The Blockchain Can Fix Taxpayer Systems
Although it is still too early to say whether or not the UK government will effectively embrace the blockchain in the coming years, they have launched an investigation into this technological concept. Reducing costs and making operations more efficient is of great value to any business model, especially if that includes taxpayer money.
Moreover, this technology could be used to manage and keep track of the distribution of public money in general, which is another aspect worth exploring. Bringing trust back to the relationship between taxpayers and governments will not be an easy task, but a more transparent system just might do the trick.
Ignoring new technologies would not be a wise move by any government in the world, although very few officials will openly admit they keep an eye on Bitcoin technology these days. The creation of the Internet has gone by unnoticed by the government for most of the time, and they are now struggling to catch up with regulatory guidelines.
But there are some caveats to take into account as well.
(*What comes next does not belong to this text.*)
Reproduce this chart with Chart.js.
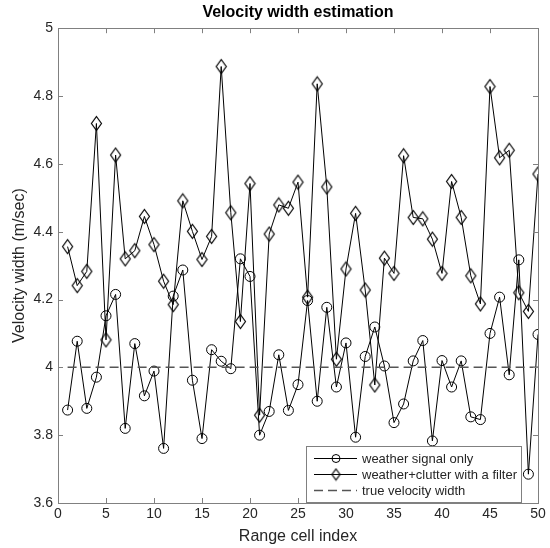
<!DOCTYPE html>
<html>
<head>
<meta charset="utf-8">
<script src="https://cdn.jsdelivr.net/npm/chart.js@4"></script>
<style>
  html, body { margin: 0; padding: 0; background: #fff; }
</style>
</head>
<body>
<canvas id="graficoVelocidad" width="550" height="548"></canvas>
<script>
// Datos
const cellIndex = [1, 2, 3, 4, 5, 6, 7, 8, 9, 10, 11, 12, 13, 14, 15, 16, 17, 18, 19, 20,
    21, 22, 23, 24, 25, 26, 27, 28, 29, 30, 31, 32, 33, 34, 35, 36, 37, 38, 39, 40,
    41, 42, 43, 44, 45, 46, 47, 48, 49, 50];
const weatherOnly = [3.874, 4.077, 3.879, 3.971, 4.152, 4.215, 3.820, 4.070, 3.916, 3.989,
    3.761, 4.210, 4.287, 3.962, 3.790, 4.052, 4.018, 3.996, 4.320, 4.268,
    3.800, 3.870, 4.037, 3.873, 3.949, 4.197, 3.900, 4.177, 3.942, 4.072,
    3.794, 4.032, 4.119, 4.004, 3.837, 3.892, 4.019, 4.079, 3.783, 4.020,
    3.942, 4.019, 3.854, 3.846, 4.100, 4.207, 3.978, 4.317, 3.685, 4.097];
const weatherClutter = [4.356, 4.241, 4.283, 4.719, 4.081, 4.626, 4.320, 4.344, 4.445, 4.362,
    4.254, 4.185, 4.491, 4.401, 4.318, 4.386, 4.887, 4.456, 4.135, 4.542,
    3.859, 4.393, 4.479, 4.469, 4.546, 4.207, 4.836, 4.532, 4.024, 4.290,
    4.454, 4.228, 3.948, 4.322, 4.277, 4.624, 4.442, 4.438, 4.378, 4.277,
    4.548, 4.442, 4.270, 4.187, 4.828, 4.618, 4.640, 4.220, 4.165, 4.570];
const trueWidth = 4;
const seriesNames = ['weather signal only', 'weather+clutter with a filter', 'true velocity width'];

const fontFamily = '"Liberation Sans", Arial, Helvetica, sans-serif';
const axisGray = '#808080';
const textGray = '#262626';

// marcador rombo estilo MATLAB (mas alto que ancho)
function diamondMarker(hw, hh) {
    const c = document.createElement('canvas');
    c.width = hw * 2 + 3;
    c.height = hh * 2 + 3;
    const cx = c.width / 2, cy = c.height / 2;
    const g = c.getContext('2d');
    g.strokeStyle = '#000';
    g.lineWidth = 1.2;
    g.beginPath();
    g.moveTo(cx, cy - hh);
    g.lineTo(cx + hw, cy);
    g.lineTo(cx, cy + hh);
    g.lineTo(cx - hw, cy);
    g.closePath();
    g.stroke();
    return c;
}
const bigDiamond = diamondMarker(5, 7);
const smallDiamond = diamondMarker(4, 5.5);

// caja y marcas hacia dentro en los cuatro lados, mas la leyenda
const frameBox = {
    id: 'frameBox',
    afterDatasetsDraw(chart) {
        const { ctx, chartArea: a, scales: { x, y } } = chart;
        ctx.save();
        ctx.strokeStyle = axisGray;
        ctx.lineWidth = 1;
        ctx.strokeRect(Math.round(a.left) + 0.5, Math.round(a.top) + 0.5,
            Math.round(a.right - a.left), Math.round(a.bottom - a.top));
        const len = 5;
        ctx.beginPath();
        x.ticks.forEach(t => {
            const px = Math.round(x.getPixelForValue(t.value)) + 0.5;
            ctx.moveTo(px, a.bottom); ctx.lineTo(px, a.bottom - len);
            ctx.moveTo(px, a.top); ctx.lineTo(px, a.top + len);
        });
        y.ticks.forEach(t => {
            const py = Math.round(y.getPixelForValue(t.value)) + 0.5;
            ctx.moveTo(a.left, py); ctx.lineTo(a.left + len, py);
            ctx.moveTo(a.right, py); ctx.lineTo(a.right - len, py);
        });
        ctx.stroke();

        // leyenda abajo a la derecha
        const bx = a.right - 232, by = a.bottom - 57, bw = 215, bh = 56;
        ctx.fillStyle = '#fff';
        ctx.fillRect(bx, by, bw, bh);
        ctx.strokeStyle = axisGray;
        ctx.strokeRect(Math.round(bx) + 0.5, Math.round(by) + 0.5, bw, bh);
        const rows = [by + 12, by + 28, by + 44];
        ctx.font = '13px ' + fontFamily;
        ctx.textBaseline = 'middle';
        rows.forEach((ry, i) => {
            ctx.strokeStyle = i === 2 ? '#555' : '#000';
            ctx.lineWidth = i === 2 ? 1.5 : 1;
            ctx.setLineDash(i === 2 ? [9, 5] : []);
            ctx.beginPath();
            ctx.moveTo(bx + 8, ry + 0.5);
            ctx.lineTo(bx + 51, ry + 0.5);
            ctx.stroke();
            ctx.setLineDash([]);
            ctx.lineWidth = 1;
            ctx.strokeStyle = '#000';
            const mx = bx + 30;
            if (i === 0) {
                ctx.beginPath();
                ctx.arc(mx, ry + 0.5, 4, 0, Math.PI * 2);
                ctx.stroke();
            } else if (i === 1) {
                ctx.drawImage(smallDiamond, mx - smallDiamond.width / 2, ry + 0.5 - smallDiamond.height / 2);
            }
            ctx.fillStyle = textGray;
            ctx.fillText(seriesNames[i], bx + 56, ry + 1);
        });
        ctx.restore();
    }
};

const ctx = document.getElementById('graficoVelocidad').getContext('2d');
new Chart(ctx, {
    type: 'line',
    data: {
        datasets: [
            {
                label: seriesNames[2],
                data: [{ x: cellIndex[0], y: trueWidth }, { x: cellIndex[cellIndex.length - 1], y: trueWidth }],
                borderColor: '#555',
                borderWidth: 1.5,
                borderDash: [9, 5],
                pointRadius: 0
            },
            {
                label: seriesNames[0],
                data: cellIndex.map((c, i) => ({ x: c, y: weatherOnly[i] })),
                borderColor: '#000',
                borderWidth: 1,
                pointStyle: 'circle',
                pointRadius: 5,
                pointBorderWidth: 1,
                pointBorderColor: '#000',
                pointBackgroundColor: 'rgba(0,0,0,0)',
                tension: 0
            },
            {
                label: seriesNames[1],
                data: cellIndex.map((c, i) => ({ x: c, y: weatherClutter[i] })),
                borderColor: '#000',
                borderWidth: 1,
                pointStyle: bigDiamond,
                pointRadius: 6,
                tension: 0
            }
        ]
    },
    options: {
        responsive: false,
        animation: false,
        devicePixelRatio: 1,
        layout: { padding: { left: 0, right: 12, top: 0, bottom: 0 } },
        plugins: {
            legend: { display: false },
            tooltip: { enabled: false },
            title: {
                display: true,
                fullSize: false,
                text: 'Velocity width estimation',
                color: '#000',
                font: { family: fontFamily, size: 16, weight: 'bold' },
                padding: { top: 3, bottom: 6 }
            }
        },
        scales: {
            x: {
                type: 'linear',
                min: 0,
                max: 50,
                ticks: {
                    stepSize: 5,
                    color: textGray,
                    font: { family: fontFamily, size: 14 },
                    padding: 3,
                    maxRotation: 0
                },
                grid: { display: false, drawTicks: false },
                border: { display: false },
                title: {
                    display: true,
                    text: 'Range cell index',
                    color: textGray,
                    font: { family: fontFamily, size: 16 },
                    padding: { top: 2, bottom: 1.5 }
                },
                afterFit: s => { s.height = 45; }
            },
            y: {
                min: 3.6,
                max: 5,
                ticks: {
                    stepSize: 0.2,
                    color: textGray,
                    font: { family: fontFamily, size: 14 },
                    padding: 5,
                    callback: v => String(+v.toFixed(1))
                },
                grid: { display: false, drawTicks: false },
                border: { display: false },
                title: {
                    display: true,
                    text: 'Velocity width (m/sec)',
                    color: textGray,
                    font: { family: fontFamily, size: 16 },
                    padding: { top: 10, bottom: 2 }
                },
                afterFit: s => { s.width = 58; }
            }
        }
    },
    plugins: [frameBox]
});
</script>
</body>
</html>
Despite this public interest in Bitcoin technology, the UK government does not have the best of reputations when it comes to IT systems in general. Throughout the years, there have been various issues with passport agencies, tax crediting, and even the National Health Service.
Getting caught up in the blockchain hype could prove to be quite costly for the UK government. There are a lot of benefits to embracing the blockchain for this kind of purposes, but there is no guarantee for success. We are still in the early stages of development for this technology, but it is certainly positive to see a growing interest from government officials.